_TASK_
Can you print the data exactly and leave out each image?
-- Begin --
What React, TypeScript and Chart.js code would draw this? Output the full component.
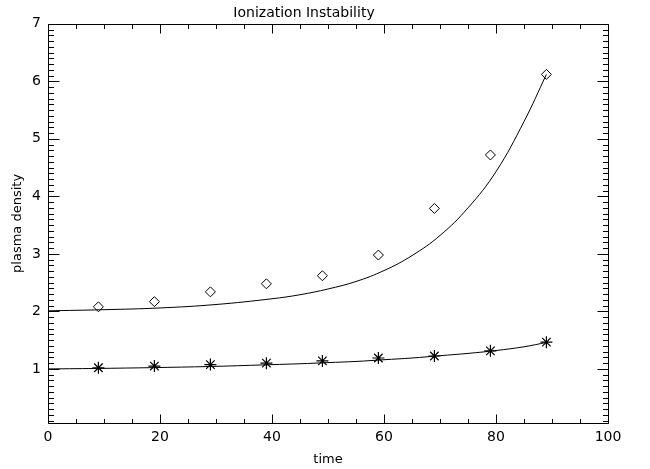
import React, { useEffect, useRef } from "react";
import { Chart, registerables } from "chart.js";

Chart.register(...registerables);

const TITLE = "Ionization Instability";
const X_TITLE = "time";
const Y_TITLE = "plasma density";

const X_TICKS = [0, 20, 40, 60, 80, 100];
const Y_TICKS = [1, 2, 3, 4, 5, 6, 7];
const X_MINOR_STEP = 5;
const Y_MINOR_STEP = 0.1;

const MARKER_TIMES = [9, 19, 29, 39, 49, 59, 69, 79, 89];
const DIAMOND_DENSITY = [2.08, 2.17, 2.34, 2.48, 2.62, 2.98, 3.79, 4.72, 6.12];
const STAR_DENSITY = [1.02, 1.05, 1.075, 1.1, 1.14, 1.19, 1.225, 1.315, 1.465];

const FIT_TIMES = [0, 10, 20, 30, 40, 45, 50, 55, 60, 65, 70, 75, 80, 85, 89];
const UPPER_FIT = [2.01, 2.03, 2.06, 2.12, 2.22, 2.29, 2.39, 2.52, 2.71, 2.97, 3.32, 3.8, 4.43, 5.3, 6.12];
const LOWER_FIT = [1.0, 1.01, 1.025, 1.045, 1.075, 1.09, 1.11, 1.13, 1.16, 1.19, 1.23, 1.27, 1.32, 1.385, 1.46];

const FONT = "'DejaVu Sans', sans-serif";

const pts = (xs: number[], ys: number[]) => xs.map((x, i) => ({ x, y: ys[i] }));

const framePlugin = {
  id: "idlFrame",
  afterDatasetsDraw(chart: any) {
    const { ctx, chartArea, scales } = chart;
    const { left, right, top, bottom } = chartArea;
    const xs = scales.x;
    const ys = scales.y;
    ctx.save();
    ctx.strokeStyle = "#000";
    ctx.lineWidth = 1;
    const L = Math.round(left) + 0.5;
    const R = Math.round(right) + 0.5;
    const T = Math.round(top) + 0.5;
    const B = Math.round(bottom) + 0.5;
    ctx.beginPath();
    ctx.rect(L, T, R - L, B - T);
    ctx.stroke();
    ctx.beginPath();
    const xMin = xs.min, xMax = xs.max;
    const nX = Math.round((xMax - xMin) / X_MINOR_STEP);
    for (let k = 0; k <= nX; k++) {
      const v = xMin + k * X_MINOR_STEP;
      const px = Math.round(xs.getPixelForValue(v)) + 0.5;
      const major = X_TICKS.some((t) => Math.abs(t - v) < 1e-6);
      const len = major ? 9 : 4.5;
      ctx.moveTo(px, B);
      ctx.lineTo(px, B - len);
      ctx.moveTo(px, T);
      ctx.lineTo(px, T + len);
    }
    const nY = Math.round(ys.max / Y_MINOR_STEP);
    for (let k = 1; k <= nY; k++) {
      const v = k * Y_MINOR_STEP;
      if (v < ys.min) continue;
      const py = Math.round(ys.getPixelForValue(v)) + 0.5;
      const major = Y_TICKS.some((t) => Math.abs(t - v) < 1e-6);
      const len = major ? 11 : 5.5;
      ctx.moveTo(L, py);
      ctx.lineTo(L + len, py);
      ctx.moveTo(R, py);
      ctx.lineTo(R - len, py);
    }
    ctx.stroke();
    ctx.restore();
  },
};

export default function App() {
  const ref = useRef<HTMLCanvasElement | null>(null);

  useEffect(() => {
    if (!ref.current) return;
    const chart = new Chart(ref.current, {
      type: "scatter",
      data: {
        datasets: [
          {
            label: "upper fit",
            data: pts(FIT_TIMES, UPPER_FIT),
            showLine: true,
            borderColor: "#000",
            borderWidth: 1,
            pointRadius: 0,
            tension: 0.4,
          },
          {
            label: "lower fit",
            data: pts(FIT_TIMES, LOWER_FIT),
            showLine: true,
            borderColor: "#000",
            borderWidth: 1,
            pointRadius: 0,
            tension: 0.4,
          },
          {
            label: "diamonds",
            data: pts(MARKER_TIMES, DIAMOND_DENSITY),
            showLine: false,
            pointStyle: "rectRot",
            pointRadius: 5,
            borderColor: "#000",
            backgroundColor: "rgba(0,0,0,0)",
            borderWidth: 1,
          },
          {
            label: "stars",
            data: pts(MARKER_TIMES, STAR_DENSITY),
            showLine: false,
            pointStyle: "star",
            pointRadius: 6,
            borderColor: "#000",
            backgroundColor: "#000",
            borderWidth: 1.2,
          },
        ],
      },
      options: {
        responsive: false,
        animation: false,
        devicePixelRatio: 1,
        layout: { padding: { left: 0, right: 42, top: 0, bottom: 0 } },
        plugins: {
          legend: { display: false },
          tooltip: { enabled: false },
          title: {
            display: true,
            text: TITLE,
            color: "#000",
            font: { family: FONT, size: 14, weight: "normal" },
            padding: { top: 5, bottom: 2 },
          },
        },
        scales: {
          x: {
            type: "linear",
            position: "bottom",
            min: 0,
            max: 100,
            afterBuildTicks: (s: any) => {
              s.ticks = X_TICKS.map((value) => ({ value }));
            },
            afterFit: (s: any) => {
              s.height = 46;
            },
            grid: { display: false, drawTicks: false },
            border: { display: false },
            ticks: {
              color: "#000",
              font: { family: FONT, size: 14 },
              padding: 6,
              maxRotation: 0,
            },
            title: {
              display: true,
              text: X_TITLE,
              color: "#000",
              font: { family: FONT, size: 13 },
              padding: { top: 0, bottom: 2 },
            },
          },
          y: {
            type: "linear",
            position: "left",
            min: 0.06,
            max: 7,
            afterBuildTicks: (s: any) => {
              s.ticks = Y_TICKS.map((value) => ({ value }));
            },
            afterFit: (s: any) => {
              s.width = 48;
            },
            grid: { display: false, drawTicks: false },
            border: { display: false },
            ticks: {
              color: "#000",
              font: { family: FONT, size: 14 },
              padding: 7,
            },
            title: {
              display: true,
              text: Y_TITLE,
              color: "#000",
              font: { family: FONT, size: 13 },
              padding: { top: 10, bottom: 0 },
            },
          },
        },
      },
      plugins: [framePlugin],
    } as any);
    return () => chart.destroy();
  }, []);

  return (
    <div style={{ position: "absolute", left: 0, top: 0, width: 650, height: 469, background: "#fff" }}>
      <canvas ref={ref} width={650} height={469} />
    </div>
  );
}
-- End --
_PROBLEM SOLUTION_
What React, TypeScript and Chart.js code would draw this? Output the full component.
import React, { useEffect, useRef } from "react";
import { Chart, registerables } from "chart.js";

Chart.register(...registerables);

const TITLE = "Ionization Instability";
const X_TITLE = "time";
const Y_TITLE = "plasma density";

const X_TICKS = [0, 20, 40, 60, 80, 100];
const Y_TICKS = [1, 2, 3, 4, 5, 6, 7];
const X_MINOR_STEP = 5;
const Y_MINOR_STEP = 0.1;

const MARKER_TIMES = [9, 19, 29, 39, 49, 59, 69, 79, 89];
const DIAMOND_DENSITY = [2.08, 2.17, 2.34, 2.48, 2.62, 2.98, 3.79, 4.72, 6.12];
const STAR_DENSITY = [1.02, 1.05, 1.075, 1.1, 1.14, 1.19, 1.225, 1.315, 1.465];

const FIT_TIMES = [0, 10, 20, 30, 40, 45, 50, 55, 60, 65, 70, 75, 80, 85, 89];
const UPPER_FIT = [2.01, 2.03, 2.06, 2.12, 2.22, 2.29, 2.39, 2.52, 2.71, 2.97, 3.32, 3.8, 4.43, 5.3, 6.12];
const LOWER_FIT = [1.0, 1.01, 1.025, 1.045, 1.075, 1.09, 1.11, 1.13, 1.16, 1.19, 1.23, 1.27, 1.32, 1.385, 1.46];

const FONT = "'DejaVu Sans', sans-serif";

const pts = (xs: number[], ys: number[]) => xs.map((x, i) => ({ x, y: ys[i] }));

const framePlugin = {
  id: "idlFrame",
  afterDatasetsDraw(chart: any) {
    const { ctx, chartArea, scales } = chart;
    const { left, right, top, bottom } = chartArea;
    const xs = scales.x;
    const ys = scales.y;
    ctx.save();
    ctx.strokeStyle = "#000";
    ctx.lineWidth = 1;
    const L = Math.round(left) + 0.5;
    const R = Math.round(right) + 0.5;
    const T = Math.round(top) + 0.5;
    const B = Math.round(bottom) + 0.5;
    ctx.beginPath();
    ctx.rect(L, T, R - L, B - T);
    ctx.stroke();
    ctx.beginPath();
    const xMin = xs.min, xMax = xs.max;
    const nX = Math.round((xMax - xMin) / X_MINOR_STEP);
    for (let k = 0; k <= nX; k++) {
      const v = xMin + k * X_MINOR_STEP;
      const px = Math.round(xs.getPixelForValue(v)) + 0.5;
      const major = X_TICKS.some((t) => Math.abs(t - v) < 1e-6);
      const len = major ? 9 : 4.5;
      ctx.moveTo(px, B);
      ctx.lineTo(px, B - len);
      ctx.moveTo(px, T);
      ctx.lineTo(px, T + len);
    }
    const nY = Math.round(ys.max / Y_MINOR_STEP);
    for (let k = 1; k <= nY; k++) {
      const v = k * Y_MINOR_STEP;
      if (v < ys.min) continue;
      const py = Math.round(ys.getPixelForValue(v)) + 0.5;
      const major = Y_TICKS.some((t) => Math.abs(t - v) < 1e-6);
      const len = major ? 11 : 5.5;
      ctx.moveTo(L, py);
      ctx.lineTo(L + len, py);
      ctx.moveTo(R, py);
      ctx.lineTo(R - len, py);
    }
    ctx.stroke();
    ctx.restore();
  },
};

export default function App() {
  const ref = useRef<HTMLCanvasElement | null>(null);

  useEffect(() => {
    if (!ref.current) return;
    const chart = new Chart(ref.current, {
      type: "scatter",
      data: {
        datasets: [
          {
            label: "upper fit",
            data: pts(FIT_TIMES, UPPER_FIT),
            showLine: true,
            borderColor: "#000",
            borderWidth: 1,
            pointRadius: 0,
            tension: 0.4,
          },
          {
            label: "lower fit",
            data: pts(FIT_TIMES, LOWER_FIT),
            showLine: true,
            borderColor: "#000",
            borderWidth: 1,
            pointRadius: 0,
            tension: 0.4,
          },
          {
            label: "diamonds",
            data: pts(MARKER_TIMES, DIAMOND_DENSITY),
            showLine: false,
            pointStyle: "rectRot",
            pointRadius: 5,
            borderColor: "#000",
            backgroundColor: "rgba(0,0,0,0)",
            borderWidth: 1,
          },
          {
            label: "stars",
            data: pts(MARKER_TIMES, STAR_DENSITY),
            showLine: false,
            pointStyle: "star",
            pointRadius: 6,
            borderColor: "#000",
            backgroundColor: "#000",
            borderWidth: 1.2,
          },
        ],
      },
      options: {
        responsive: false,
        animation: false,
        devicePixelRatio: 1,
        layout: { padding: { left: 0, right: 42, top: 0, bottom: 0 } },
        plugins: {
          legend: { display: false },
          tooltip: { enabled: false },
          title: {
            display: true,
            text: TITLE,
            color: "#000",
            font: { family: FONT, size: 14, weight: "normal" },
            padding: { top: 5, bottom: 2 },
          },
        },
        scales: {
          x: {
            type: "linear",
            position: "bottom",
            min: 0,
            max: 100,
            afterBuildTicks: (s: any) => {
              s.ticks = X_TICKS.map((value) => ({ value }));
            },
            afterFit: (s: any) => {
              s.height = 46;
            },
            grid: { display: false, drawTicks: false },
            border: { display: false },
            ticks: {
              color: "#000",
              font: { family: FONT, size: 14 },
              padding: 6,
              maxRotation: 0,
            },
            title: {
              display: true,
              text: X_TITLE,
              color: "#000",
              font: { family: FONT, size: 13 },
              padding: { top: 0, bottom: 2 },
            },
          },
          y: {
            type: "linear",
            position: "left",
            min: 0.06,
            max: 7,
            afterBuildTicks: (s: any) => {
              s.ticks = Y_TICKS.map((value) => ({ value }));
            },
            afterFit: (s: any) => {
              s.width = 48;
            },
            grid: { display: false, drawTicks: false },
            border: { display: false },
            ticks: {
              color: "#000",
              font: { family: FONT, size: 14 },
              padding: 7,
            },
            title: {
              display: true,
              text: Y_TITLE,
              color: "#000",
              font: { family: FONT, size: 13 },
              padding: { top: 10, bottom: 0 },
            },
          },
        },
      },
      plugins: [framePlugin],
    } as any);
    return () => chart.destroy();
  }, []);

  return (
    <div style={{ position: "absolute", left: 0, top: 0, width: 650, height: 469, background: "#fff" }}>
      <canvas ref={ref} width={650} height={469} />
    </div>
  );
}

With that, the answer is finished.